As daredevil pilot Dick Best, Skrein has the lead role. You can predict like clockwork that his wicked, untamable ways will be tempered with a newfound sense of maturity before fade out. Skrein is at least somewhat humanized by his wife Annie (a wasted though watchable Mandy Moore) and a rising sense of guilt over losing a fellow pilot he took under his wing. His co-stars aren’t so lucky. As Ed Layton, the military strategist that no one listened to when he correctly predicted Pearl Harbor would be a target, Patrick Wilson is reduced to a poorly written oracle role. Quaid’s Admiral Halsey, subject of that obnoxious Paul McCartney and Wings song, spends his screentime growling about not giving up before being overtaken by shingles. And the most memorable thing about Harrelson’s Admiral Nimitz is his hair, which draws your attention every time he’s onscreen. Wasting a gruff Quaid is as sinful as wasting a smartass, worrywart Harrelson.

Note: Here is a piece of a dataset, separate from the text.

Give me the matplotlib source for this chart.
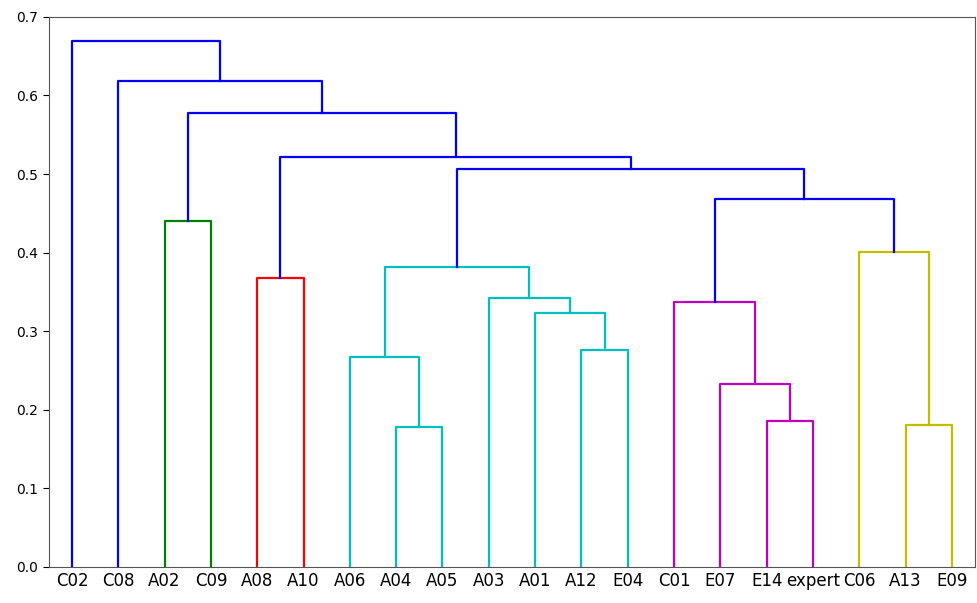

I admire screenwriter Wes Tooke’s attempt to stick to scenes of military strategy and process, as well as Emmerich’s glee in wanting to show us what his F/X team can do. But the combined effect of a dull script and repetitive battle sequences lulled me into a state of boredom, so much so that at times I had my eyes open yet my consciousness had drifted elsewhere. I wasn’t asleep; I was just missing. You know what would have guaranteed my undying attention? A better movie. Or Sensurround.